“Nilai kualitas manusia bukan ditentukan oleh jenis kelamin yang bersifat fisik melainkan olek ketaqwaan yang bersifat intelektual sekaligus spiritual.
Nur Rofiah Bil Uzm
Demikian pernyataan seorang aktivis dakwah yang menyebarkan perspektif dan pengetahuan tentang keadilan gender Islam, yaitu Nur Rofiah. Beliau adalah pendiri dan penggagas kegiatan ngaji untuk keadilan gender Islam atau “Ngaji KGI”.

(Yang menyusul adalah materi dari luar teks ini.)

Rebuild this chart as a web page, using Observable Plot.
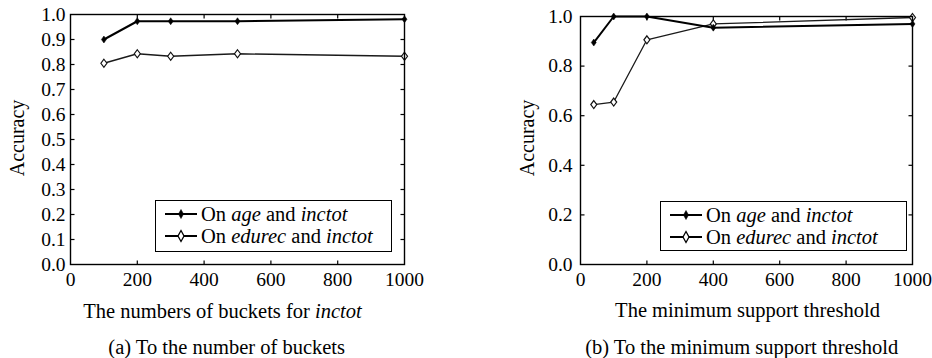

Kegiatan ini berlangsung sejak pertengahan tahun 2019. Kali pertama Ngaji KGI terlaksana di Universitas Nahdlatul Ulama Yogyakarta. Setelah itu, KGI mulai menyebar di berbagai wilayah Indonesia khususnya di pulau Jawa.
Profil Nur Rofiah
Perempuan dengan nama lengkap Dr. Nur Rofiah, Bil. Uzm lahir pada tanggal 6 September 1971 di Randudongkal, Kabupaten Pemalang, Jawa Tengah. Nur Rofiah adalah putri dari Qusyaeri (ayah) dan Seha (ibu). Sejak kecil, Rofiah besar dalam budaya keluarga Nahdlatul Ulama. Ibunya meninggal saat Nur Rofiah masih duduk di bangku kelas 2 sekolah dasar.
Beberapa tahun kemudian, ayahnya juga meninggal saat Nur Rofiah duduk di bangku kelas 6 SD. Ia menyelesaikan pendidikan dasarnya di rumahnya di Randudongkal, Pemalang. Setelah menamatkan sekolah dasar, Nur Rofiah melanjutkan pendidikannya di TM dan MA di Jombang, Jawa Timur di Madrasah Salafiyah Syafi’iyah (MASS) Yayasan Khoiriyah Hasyim.
Setelah lulus dari bangku Sekolah Menengah Atas, Nur Rofiah melanjutkan pendidikan tingginya di IAIN (sekarang UIN) Sunan Kalijaga Yogyakarta dengan jurusan Tafsir Hadits Fakultas Ushuluddin pada tahun 1990-1995. Seiring dengan studinya, ia juga melanjutkan pendidikan informal di Pesantren Ali Ma’shum Krapyak di Yogyakarta, yang kemudian oleh Nyai Hj. Ida Rufaida Bu nyai dari Pon.Pes Ali Ma’shum, Krapyak, yang menawari Nur Rofiah kesempatan untuk pergi ke Turki.
Dan benar adanya berkat semangatnya mengejar ilmu yang tinggi, Nur Rofiah juga berkesempatan mendapatkan beasiswa ke Turki dan melanjutkan studi master dan doktoralnya di Universitas Ankara, di Turki. Dalam proses studinya ia tidak pulang ke kampug halamannya selama lima tahun, di mana dalam lima tahun tesebut ia gunakan untuk menyelesaikan studi pascasarjana (1997-1999) dan program doktoral (1999-2001).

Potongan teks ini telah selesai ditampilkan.